When the pilot ends, CX may report a strong deflection result at the same time IT flags an unresolved integration architecture concern. Without shared success criteria agreed before the pilot launches, the post-pilot conversation becomes a negotiation between two partial verdicts.

5. Ownership conflicts: who is responsible when the AI behaves incorrectly?

When an AI system misroutes a contact, gives a customer incorrect information, or fails to resolve an issue it was supposed to handle, the question of who is responsible surfaces immediately. CX owns the customer experience outcome. IT owns the platform infrastructure. The vendor owns the underlying model behavior. In practice, ownership is rarely defined before the deployment and is instead determined by whoever the customer escalated to first.

Organizations that define ownership before deployment (who reviews AI behavior logs, who approves configuration changes, who is the point of contact when something goes wrong) move significantly faster in the post-deployment phase because they are not starting that conversation after an incident has already occurred.

A Framework for Running the Evaluation as One Team

The teams that navigate this successfully share one structural characteristic: they define the cross-functional requirements before the vendor evaluation starts, not during it.

Step 1: Run a joint IT and CX requirements session before any vendor demo

Both teams sit down and produce a single document that covers: what the AI needs to do (CX requirements), what the AI needs to comply with (IT requirements), what the integration scope is (agreed, not negotiated mid-evaluation), what the success metrics are (shared, not separate), and who owns what when the deployment is live.

This session takes half a day. It prevents most of the conflicts described above from reaching the vendor evaluation phase.

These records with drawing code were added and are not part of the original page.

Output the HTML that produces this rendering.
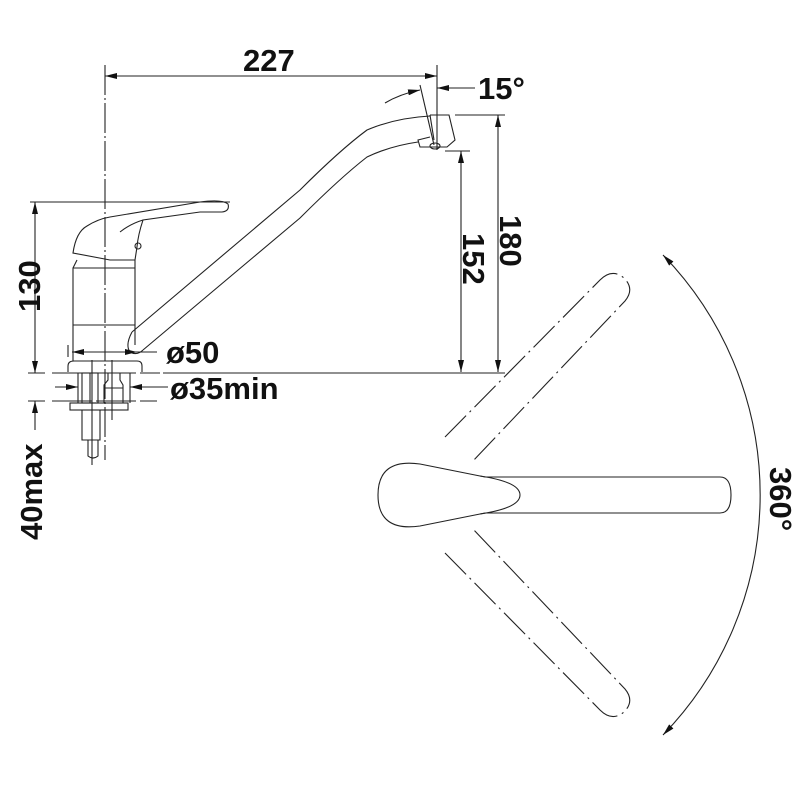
<!DOCTYPE html>
<html><head><meta charset="utf-8"><style>
html,body{margin:0;padding:0;background:#fff;}
svg{display:block;}
text{font-family:"Liberation Sans",Arial,sans-serif;font-weight:bold;fill:#111;}
</style></head><body>
<svg width="800" height="800" viewBox="0 0 800 800" xmlns="http://www.w3.org/2000/svg">
<defs>
<marker id="a" viewBox="0 0 12 6" refX="12" refY="3" markerWidth="12" markerHeight="6" orient="auto-start-reverse" markerUnits="userSpaceOnUse">
<path d="M0,0 L12,3 L0,6 Z" fill="#111"/></marker>
</defs>
<g fill="none" stroke="#222" stroke-width="1.1">
<line x1="105" y1="65" x2="105" y2="460" stroke-dasharray="30,3,2,3"/>
<line x1="105" y1="76" x2="437" y2="76" marker-start="url(#a)" marker-end="url(#a)"/>
<line x1="437" y1="65" x2="437" y2="150"/>
<line x1="420" y1="85" x2="434" y2="145"/>
<path d="M385,103 Q400,94 420,90" marker-end="url(#a)"/>
<line x1="475" y1="88" x2="437" y2="88" marker-end="url(#a)"/>
<path d="M132,332 L300,190 Q340,150 367,130 Q395,118 430,116"/>
<path d="M143,350 L300,218 Q340,178 367,157 Q390,146 418,142"/>
<path d="M132,332 Q125,345 130,352 Q137,356 143,350"/>
<path d="M430,115 L449,115 L455,140 L447,147 L420,147 L418,140 L430,137"/>
<path d="M430,115 L434,140"/>
<ellipse cx="435" cy="146" rx="5" ry="3"/>
<line x1="455" y1="115" x2="505" y2="115"/>
<line x1="498" y1="115" x2="498" y2="372" marker-start="url(#a)" marker-end="url(#a)"/>
<line x1="445" y1="151" x2="470" y2="151"/>
<line x1="461" y1="151" x2="461" y2="372" marker-start="url(#a)" marker-end="url(#a)"/>
<line x1="163" y1="373" x2="505" y2="373"/>
<line x1="28" y1="373" x2="45" y2="373"/>
<line x1="52" y1="373" x2="160" y2="373" stroke-dasharray="40,4"/>
<line x1="28" y1="401" x2="45" y2="401"/>
<line x1="52" y1="401" x2="157" y2="401" stroke-dasharray="40,4"/>
<line x1="30" y1="202" x2="230" y2="202"/>
<line x1="35" y1="202" x2="35" y2="373" marker-start="url(#a)" marker-end="url(#a)"/>
<line x1="35" y1="401" x2="35" y2="430" marker-start="url(#a)"/>
<path d="M73,253 Q76,232 87,226 Q98,219 110,217 L200,202 Q222,199 228,204 Q230,211 222,212 L200,212 L143,220 Q138,235 137,247 L135,260 L110,260 Z"/>
<path d="M120,232 Q130,224 143,220"/>
<circle cx="138" cy="246" r="3"/>
<path d="M77,260 L73,268 L73,345 M135,260 L135,345"/>
<line x1="73" y1="268" x2="135" y2="268"/>
<line x1="73" y1="325" x2="135" y2="325"/>
<path d="M68,372 L68,366 Q68,361 74,361 L137,361 Q142,361 142,366 L142,372"/>
<line x1="73" y1="345" x2="73" y2="361"/>
<line x1="68" y1="345" x2="68" y2="357"/>
<line x1="92" y1="352" x2="72" y2="352" marker-end="url(#a)"/>
<line x1="92" y1="352" x2="137" y2="352" marker-end="url(#a)"/>
<line x1="137" y1="352" x2="157" y2="352"/>
<line x1="55" y1="387" x2="78" y2="387" marker-end="url(#a)"/>
<line x1="168" y1="387" x2="130" y2="387" marker-end="url(#a)"/>
<line x1="78" y1="373" x2="78" y2="403"/>
<line x1="130" y1="373" x2="130" y2="403"/>
<rect x="82" y="373" width="16" height="30"/>
<line x1="90" y1="373" x2="90" y2="403"/>
<path d="M104,403 L104,385 L108,380 L108,373 L120,373 L120,380 L123,385 L123,403"/>
<line x1="104" y1="388" x2="123" y2="388"/>
<rect x="70" y="403" width="58" height="7"/>
<path d="M82,410 L82,440 L100,440 L100,410"/>
<path d="M88,440 L88,456 Q93,460 98,456 L98,440"/>
<line x1="92" y1="360" x2="92" y2="465"/>
<line x1="112" y1="360" x2="112" y2="420"/>
<!-- top view -->
<path d="M485,477 L720,477 Q731,477 731,495 Q731,513 720,513 L485,513"/>
<path d="M485,477 L420,464 Q378,458 378,495 Q378,532 420,526 L485,513"/>
<path d="M480,476 Q520,482 520,495 Q520,508 480,514"/>
<g stroke-dasharray="30,5,2,5">
<path d="M445,437 L600,280 Q612,268 624,278 Q635,289 625,301 L472,462"/>
<path d="M445,553 L600,710 Q612,722 624,712 Q635,701 625,689 L472,528"/>
</g>
<path d="M663,255 A345,345 0 0 1 663,735" marker-start="url(#a)" marker-end="url(#a)"/>
</g>
<g font-size="31">
<text x="243" y="71">227</text>
<text x="478" y="99">15°</text>
<text x="166" y="363">ø50</text>
<text x="170" y="399">ø35min</text>
<text transform="translate(500,215) rotate(90)">180</text>
<text transform="translate(463,233) rotate(90)">152</text>
<text transform="translate(40,312) rotate(-90)">130</text>
<text transform="translate(42,540) rotate(-90)">40max</text>
<text transform="translate(770,467) rotate(90)">360°</text>
</g>
</svg>
</body></html>
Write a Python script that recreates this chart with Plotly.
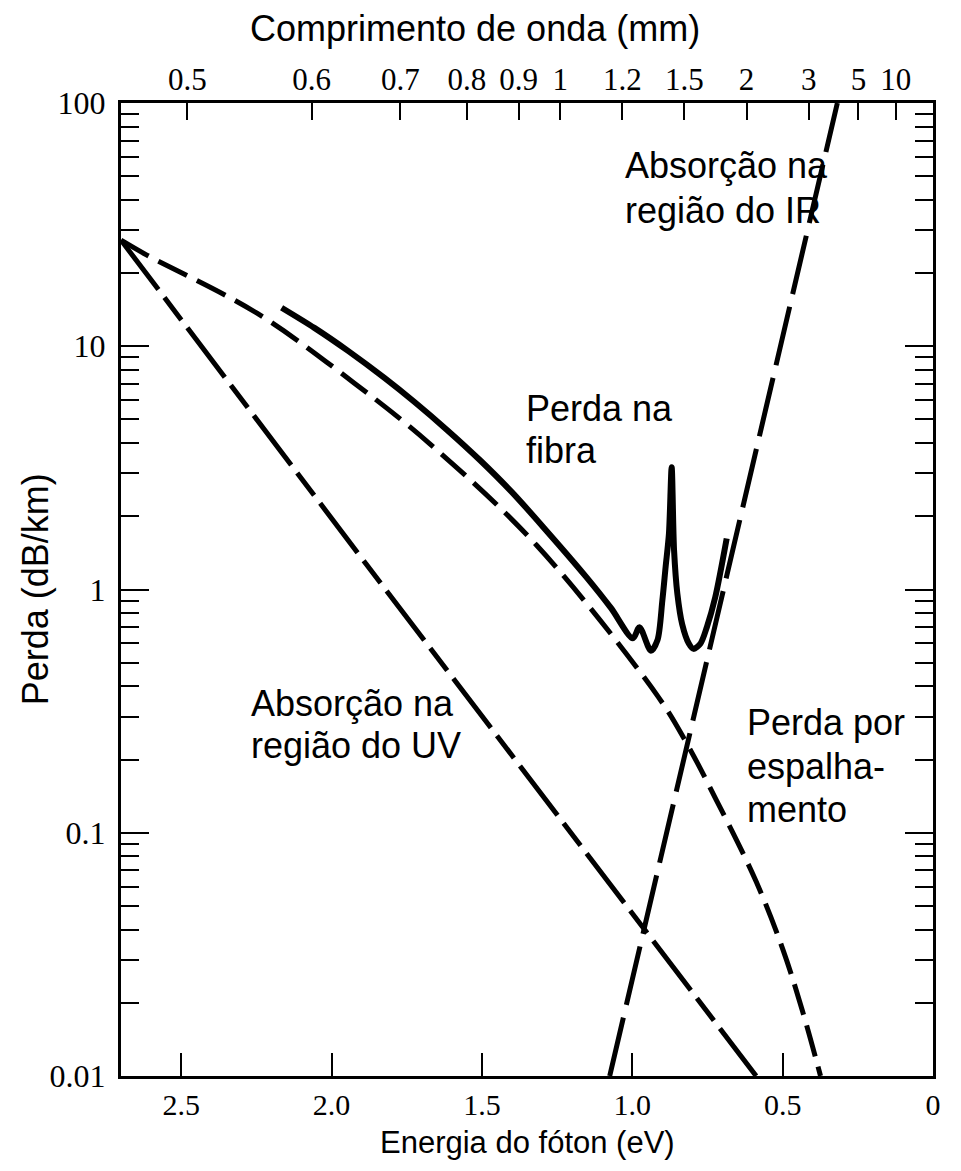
import plotly.graph_objects as go

# ---------------- data ----------------
# photon energy (eV) and loss (dB/km)
fiber_E = [2.166, 2.057, 1.945, 1.824, 1.724, 1.615, 1.506, 1.401, 1.295, 1.154, 1.071,
           0.998, 0.976, 0.938, 0.916, 0.900, 0.889, 0.878, 0.869, 0.861, 0.850, 0.834,
           0.812, 0.796, 0.773, 0.752, 0.724, 0.686]
fiber_loss = [14.4, 11.9, 9.57, 7.41, 5.90, 4.52, 3.40, 2.52, 1.80, 1.13, 0.84,
              0.63, 0.70, 0.56, 0.62, 0.90, 1.24, 1.70, 3.18, 1.45, 0.96, 0.72,
              0.60, 0.57, 0.60, 0.70, 0.93, 1.62]

scat_E = [2.70, 2.614, 2.249, 1.924, 1.674, 1.318, 0.913, 0.818, 0.720, 0.588, 0.499, 0.434, 0.374]
scat_loss = [27.3, 23.7, 13.7, 7.05, 3.98, 1.52, 0.361, 0.232, 0.136, 0.063, 0.0331, 0.0185, 0.010]

uv_E = [2.70, 1.914, 0.588]
uv_loss = [27.3, 1.42, 0.010]

ir_E = [1.075, 0.818, 0.318]
ir_loss = [0.010, 0.232, 100.0]

# axes ticks
energy_ticks = [2.5, 2.0, 1.5, 1.0, 0.5, 0.0]
energy_labels = ["2.5", "2.0", "1.5", "1.0", "0.5", "0"]
wavelengths = [0.5, 0.6, 0.7, 0.8, 0.9, 1, 1.2, 1.5, 2, 3, 5, 10]
wavelength_labels = ["0.5", "0.6", "0.7", "0.8", "0.9", "1", "1.2", "1.5", "2", "3", "5", "10"]
loss_ticks = [0.01, 0.1, 1, 10, 100]
loss_labels = ["0.01", "0.1", "1", "10", "100"]

labels = [
    ("Absorção na", 1.032, 1.745), ("região do IR", 1.032, 1.560),
    ("Perda na", 1.361, 0.746), ("fibra", 1.361, 0.573),
    ("Absorção na", 2.275, -0.467), ("região do UV", 2.275, -0.643),
    ("Perda por", 0.626, -0.545), ("espalha-", 0.626, -0.726), ("mento", 0.626, -0.906),
]

# ---------------- figure ----------------
SERIF = "Liberation Serif"
SANS = "Liberation Sans"

fig = go.Figure()
fig.add_trace(go.Scatter(x=uv_E, y=uv_loss, mode="lines",
                         line=dict(color="black", width=5, dash="62px,10px,28px,10px")))
fig.add_trace(go.Scatter(x=scat_E, y=scat_loss, mode="lines", line_shape="spline",
                         line=dict(color="black", width=5, dash="32px,11px", smoothing=1.0)))
fig.add_trace(go.Scatter(x=ir_E, y=ir_loss, mode="lines",
                         line=dict(color="black", width=5, dash="60px,13px")))
fig.add_trace(go.Scatter(x=fiber_E, y=fiber_loss, mode="lines", line_shape="spline",
                         line=dict(color="black", width=6, smoothing=0.8)))
# invisible trace to activate top axis
fig.add_trace(go.Scatter(x=[2.7, 0], y=[1, 1], xaxis="x2", mode="lines",
                         line=dict(width=0), hoverinfo="skip", showlegend=False))

minor_vals = [m * 10 ** d for d in range(-2, 2) for m in range(2, 10)]

# the page body keeps an 8 px margin, so the figure is a little smaller than the window
fig.update_layout(
    width=945, height=1155,
    margin=dict(l=113, r=13, t=95, b=87),
    paper_bgcolor="white", plot_bgcolor="white",
    showlegend=False,
    xaxis=dict(range=[2.7, 0], tickvals=energy_ticks, ticktext=energy_labels,
               ticks="inside", ticklen=23, tickwidth=2, tickcolor="black",
               showline=True, linewidth=3, linecolor="black", mirror=True,
               showgrid=False, zeroline=False, ticklabelstandoff=0,
               tickfont=dict(family=SERIF, size=30, color="black")),
    xaxis2=dict(range=[2.7, 0], overlaying="x", side="top",
                tickvals=[1.2398 / w for w in wavelengths], ticktext=wavelength_labels,
                ticks="inside", ticklen=17, tickwidth=2, tickcolor="black",
                showline=False, showgrid=False, zeroline=False, ticklabelstandoff=6,
                tickfont=dict(family=SERIF, size=31, color="black")),
    yaxis=dict(type="log", range=[-2, 2], tickvals=loss_ticks, ticktext=loss_labels,
               ticks="inside", ticklen=28, tickwidth=2, tickcolor="black",
               minor=dict(tickvals=minor_vals, ticks="inside", ticklen=18,
                          tickwidth=2, tickcolor="black", showgrid=False),
               showline=True, linewidth=3, linecolor="black", mirror="ticks",
               showgrid=False, zeroline=False, ticklabelstandoff=6,
               tickfont=dict(family=SERIF, size=32, color="black")),
)

for txt, ex, ly in labels:
    fig.add_annotation(x=ex, y=ly, xref="x", yref="y", text=txt, showarrow=False,
                       xanchor="left", yanchor="middle",
                       font=dict(family=SANS, size=36, color="black"))

fig.add_annotation(x=0.436, y=1.077, xref="paper", yref="paper", text="Comprimento de onda (mm)",
                   showarrow=False, xanchor="center", yanchor="middle",
                   font=dict(family=SANS, size=36, color="black"))
fig.add_annotation(x=0.5, y=-0.068, xref="paper", yref="paper", text="Energia do fóton (eV)",
                   showarrow=False, xanchor="center", yanchor="middle",
                   font=dict(family=SANS, size=31, color="black"))
fig.add_annotation(x=-0.105, y=0.5, xref="paper", yref="paper", text="Perda (dB/km)",
                   showarrow=False, xanchor="center", yanchor="middle", textangle=-90,
                   font=dict(family=SANS, size=36, color="black"))

fig.write_html("out.html")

Step 2: Have both IT and CX present for every vendor demo

The CX team should not conduct demos that IT attends later to review. Both teams should see the same demo, ask their respective questions in real time, and form a shared view of the vendor's capability. This is where IT gets to ask about data architecture, and CX gets to see whether IT's requirements are compatible with what the platform can actually do.

Step 3: Define a pilot scope that tests IT and CX requirements simultaneously

The pilot should be scoped to test the CX requirements (can the AI resolve the contact types we care about) and the IT requirements (does the integration perform reliably, does the security posture hold under realistic load) simultaneously. A pilot that tests only one team's requirements will produce a recommendation that the other team will resist.

Step 4: Run a shared post-pilot review with agreed go/no-go criteria

Before the pilot launches, both teams agree on what "success" looks like in quantitative terms. After the pilot, the review is against those criteria, not against each team's separate judgment. This is how the evaluation produces a decision rather than a negotiation.

What Makes an AI Customer Service Platform Easier to Align IT and CX On

Platforms designed for enterprise AI customer service deployments tend to have specific features that address IT requirements without requiring CX to give up operational flexibility: clear data processing agreements, documented security posture, defined data residency options, audit logging that IT can review independently, and integration architecture that uses established API standards rather than requiring custom development.

For a look at enterprise help desk software evaluation criteria that reflect both IT and CX requirements, those criteria carry over directly to AI customer service platform evaluations. And for a broader view of how AI customer service software should be evaluated before committing to a vendor, the IT requirements are part of the evaluation framework that too many teams skip in the interest of speed.

The teams that move fastest are rarely the ones that skip the IT alignment step. They are the ones that completed it before the evaluation started.